今回の仕事は内装解体。派遣会社で手配時に聞いていたのは水に濡れたボードと床を剥がす、だった。大した広さではないとも言われた。作業員は僕と派遣会社からもう一人で解体作業はもう一人の方がメイン、僕は手元である。相方は僕が今の派遣会社に登録した十年前から職長をしていたベテラン、聞けばもう六十半ばなのだとか。現場は住宅街の一角、辺りに商店はない。住人がいるはずだが、床を引っ剥がすからか荷物はほとんどなく、おしゃれな外観、内装もあいまってまるでモデルルール。しかしトイレは使えず、目の前にあるエアコンもつけられない。トイレは五分程先にあるコンビニを使えと言われた。問題はボードである。随分と広い台所の壁に、よく見ると何やら着いている。黴だ。フローリングの床には穴が開いていて、壁に黴が出ているからと試しに開けてみたら床下六十センチコンクリ土間までの空間の三分の二まで水が溜まっていたそうだ。排水したら四トンあったとか。コンクリ土間の下にはまた部屋があるんだぜ!今のところ下の部屋の住人から苦情は来ていないらしいが、いや実に恐ろしい。その水をボードが吸って黴が出ている。こうなると全部剥がして取り替えないと駄目だと思うんだが、予算の関係でなるべく取り替える部分を少なくしたい、と監督。スーパーゼネコンが下請けに丸投げ、下請けは散々安く叩かれたので手抜きをして、結果地面の下の躯体に穴が開いて(!)水が入った。
  当たり前だが下請けが安く叩かれたので手を抜いたと言う話は極めてありふれた話である。土間の鉄筋が少ない、厚みが足りないなんて改修でやっと発覚するが、その時はスーパーゼネコンも施主に対して誤魔化すのに必死、手抜きをとやかく言ってる余裕はない。元請けは下請けをいじめて肥え太る。建設業に限らずどこでも聞く話だ。ここで眉をしかめるべき相手は手を抜いた下請けではなく安く叩いたスーパーゼネコンだから間違えないように。
  件の下請けは「あの物件はもう勘弁してくれ」と逃げてしまい本来の元請けであるスーパーゼネコンが対応していて、住人にはどうにか補修費用を用意させたものの、額は少ないのだとか。しかしボードを剥がすとしたの軽天材も錆びていて、水に浸かっていたところなど箒でつつくだけで崩れてしまう。こんなのどうにもなんないだろ。結局、作り付けのシンクも黴ていて全部取り外し、壁のボードも床も全て引っ剥がした。
  ゴミの搬出まで含めて丸三日、ゆっくりやってゆっくり休憩取って、のラクな現場だったよ。高級住宅地の中だから朝は九時開始だしな。

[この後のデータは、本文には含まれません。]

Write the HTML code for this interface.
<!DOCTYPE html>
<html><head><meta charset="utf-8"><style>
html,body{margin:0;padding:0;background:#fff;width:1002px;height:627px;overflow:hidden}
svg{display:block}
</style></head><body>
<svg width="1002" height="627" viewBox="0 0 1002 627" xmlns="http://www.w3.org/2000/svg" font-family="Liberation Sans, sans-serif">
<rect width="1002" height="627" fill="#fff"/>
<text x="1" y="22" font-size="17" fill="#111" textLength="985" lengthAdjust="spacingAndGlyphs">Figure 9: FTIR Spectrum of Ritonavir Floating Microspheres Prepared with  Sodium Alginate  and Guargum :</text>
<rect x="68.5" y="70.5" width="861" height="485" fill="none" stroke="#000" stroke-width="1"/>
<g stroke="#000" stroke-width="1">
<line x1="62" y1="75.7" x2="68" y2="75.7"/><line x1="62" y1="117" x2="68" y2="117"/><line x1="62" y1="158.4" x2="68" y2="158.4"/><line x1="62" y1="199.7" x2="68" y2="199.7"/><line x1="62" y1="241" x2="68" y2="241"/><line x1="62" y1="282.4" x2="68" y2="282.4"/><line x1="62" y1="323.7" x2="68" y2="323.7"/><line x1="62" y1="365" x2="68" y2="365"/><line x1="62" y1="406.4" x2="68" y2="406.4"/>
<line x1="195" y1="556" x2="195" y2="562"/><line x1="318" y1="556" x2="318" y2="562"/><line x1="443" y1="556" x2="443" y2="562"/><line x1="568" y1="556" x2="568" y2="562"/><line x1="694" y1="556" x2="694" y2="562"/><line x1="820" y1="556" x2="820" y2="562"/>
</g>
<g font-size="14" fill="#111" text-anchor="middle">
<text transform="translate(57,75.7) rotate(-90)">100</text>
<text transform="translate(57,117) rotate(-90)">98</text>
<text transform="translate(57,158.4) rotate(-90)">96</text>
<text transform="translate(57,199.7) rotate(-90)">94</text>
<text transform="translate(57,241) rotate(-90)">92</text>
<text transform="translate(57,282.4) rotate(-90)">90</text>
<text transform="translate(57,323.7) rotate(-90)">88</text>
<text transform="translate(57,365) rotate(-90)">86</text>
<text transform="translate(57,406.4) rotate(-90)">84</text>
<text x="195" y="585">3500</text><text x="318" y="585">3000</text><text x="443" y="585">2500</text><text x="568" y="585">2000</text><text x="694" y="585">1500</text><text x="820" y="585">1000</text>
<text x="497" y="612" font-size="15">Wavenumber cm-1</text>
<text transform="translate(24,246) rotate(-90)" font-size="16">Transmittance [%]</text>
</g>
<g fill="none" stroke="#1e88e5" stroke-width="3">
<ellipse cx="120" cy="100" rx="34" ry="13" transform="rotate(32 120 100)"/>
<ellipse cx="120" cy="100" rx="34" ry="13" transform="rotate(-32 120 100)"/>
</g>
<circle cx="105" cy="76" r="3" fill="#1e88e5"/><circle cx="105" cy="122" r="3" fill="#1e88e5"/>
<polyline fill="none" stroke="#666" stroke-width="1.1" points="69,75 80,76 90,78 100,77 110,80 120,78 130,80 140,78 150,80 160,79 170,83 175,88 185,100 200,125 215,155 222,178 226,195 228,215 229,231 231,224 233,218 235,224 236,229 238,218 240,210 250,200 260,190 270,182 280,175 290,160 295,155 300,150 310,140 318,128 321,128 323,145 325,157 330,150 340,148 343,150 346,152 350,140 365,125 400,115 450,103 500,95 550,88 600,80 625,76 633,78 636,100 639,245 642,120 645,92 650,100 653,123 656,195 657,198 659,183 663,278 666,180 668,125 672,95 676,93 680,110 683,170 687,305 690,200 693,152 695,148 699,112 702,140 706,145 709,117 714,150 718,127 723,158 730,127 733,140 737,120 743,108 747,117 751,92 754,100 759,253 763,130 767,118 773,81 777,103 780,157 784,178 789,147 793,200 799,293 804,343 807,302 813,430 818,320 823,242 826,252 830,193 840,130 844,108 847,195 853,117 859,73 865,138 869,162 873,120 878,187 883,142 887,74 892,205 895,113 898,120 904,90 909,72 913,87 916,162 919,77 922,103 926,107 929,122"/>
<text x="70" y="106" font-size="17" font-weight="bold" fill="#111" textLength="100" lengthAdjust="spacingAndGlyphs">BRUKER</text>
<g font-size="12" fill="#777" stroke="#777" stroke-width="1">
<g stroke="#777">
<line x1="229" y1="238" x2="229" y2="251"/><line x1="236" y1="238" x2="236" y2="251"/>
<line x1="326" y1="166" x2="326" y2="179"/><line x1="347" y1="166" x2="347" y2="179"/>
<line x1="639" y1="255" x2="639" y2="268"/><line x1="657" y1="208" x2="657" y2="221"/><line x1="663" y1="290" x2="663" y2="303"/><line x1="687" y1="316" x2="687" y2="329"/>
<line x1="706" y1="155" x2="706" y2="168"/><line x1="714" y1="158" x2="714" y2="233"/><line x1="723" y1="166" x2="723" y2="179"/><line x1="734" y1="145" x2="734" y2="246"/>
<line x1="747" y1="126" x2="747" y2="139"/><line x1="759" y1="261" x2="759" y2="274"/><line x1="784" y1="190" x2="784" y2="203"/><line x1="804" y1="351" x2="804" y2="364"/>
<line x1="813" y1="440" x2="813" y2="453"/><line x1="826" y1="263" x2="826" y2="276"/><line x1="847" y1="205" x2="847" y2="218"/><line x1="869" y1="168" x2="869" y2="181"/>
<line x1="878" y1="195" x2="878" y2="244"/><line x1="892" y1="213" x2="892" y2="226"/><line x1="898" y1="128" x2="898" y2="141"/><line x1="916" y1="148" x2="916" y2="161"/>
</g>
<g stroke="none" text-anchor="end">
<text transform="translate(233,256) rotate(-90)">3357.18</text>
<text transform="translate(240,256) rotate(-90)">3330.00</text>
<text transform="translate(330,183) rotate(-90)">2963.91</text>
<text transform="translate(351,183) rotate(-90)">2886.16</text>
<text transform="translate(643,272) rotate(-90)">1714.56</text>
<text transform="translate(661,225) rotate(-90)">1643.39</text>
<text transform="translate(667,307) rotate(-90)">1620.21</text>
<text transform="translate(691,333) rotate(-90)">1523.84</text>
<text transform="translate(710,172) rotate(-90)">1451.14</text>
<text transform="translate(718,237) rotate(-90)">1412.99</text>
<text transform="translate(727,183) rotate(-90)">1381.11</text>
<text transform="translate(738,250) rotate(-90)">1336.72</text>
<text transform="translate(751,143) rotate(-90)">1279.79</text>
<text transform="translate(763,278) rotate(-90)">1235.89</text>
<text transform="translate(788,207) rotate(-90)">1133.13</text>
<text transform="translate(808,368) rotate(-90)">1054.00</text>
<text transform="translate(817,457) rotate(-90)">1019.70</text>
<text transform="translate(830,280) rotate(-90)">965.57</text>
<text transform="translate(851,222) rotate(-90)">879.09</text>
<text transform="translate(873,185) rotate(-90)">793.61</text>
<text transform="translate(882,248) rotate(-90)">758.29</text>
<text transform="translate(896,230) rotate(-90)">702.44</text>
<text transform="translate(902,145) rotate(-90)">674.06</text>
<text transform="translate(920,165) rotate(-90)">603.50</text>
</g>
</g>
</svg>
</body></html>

が、何よりこの現場でよかったのは休み時間、フローリングの床に寝れたことだ。剥がさない部屋も作業用に養生してあって(いや、僕たちがやったんだが)、元から広い部屋なのでボードや何かをガラ袋に詰めて置いても人が横になるスペースがたっぷりある。普段詰所で寝る時は机に突っ伏してる。人が少ないと椅子に寝れるが、折り畳み式のパイプ椅子を四つ並べてその上に横になるのは机に突っ伏すのに比べりゃ相当ラクチンだが、やっぱり背中は痛い。折り畳み式の長椅子はパイプ椅子のベッドより上等だが、こちらはやや小さい。長椅子の小さいタイプともなれば、小さ過ぎてすぐ落ちてしまうので寝ながらバランスを取らないといけない。僕はそんな器用なことは出来ないので小さい長椅子では眠れないのだ。それに比べ、きれいな床なら落ちないし背中も痛くならない。実に素晴らしいのだ!エアコンは使えないものの風通しもよく、三日間よく眠れたよ。
駅から現場に行く間に古本屋があった。初日の帰りに寄ったら面白い本があった。『ワッパ一揆』を読んで以来庄内地方も歴史も関心の範囲に入っているが、『庄内人名辞典』は六千円なので手が出なかったものの『荘内資料 附荘内年代記』を千円で入手。「大正元」年のものの復刻版で旧漢字旧仮名遣いどころか候文、ほんとに読むのか、いや読み通せるか極めて怪しい。持ち合わせがなくて買わなかった本があって、しかし二日目は時間がなくて寄れず、三日目で最終日の今日寄ろうと思っていたら、店は休みだった。うん、まあそんなもんだよ。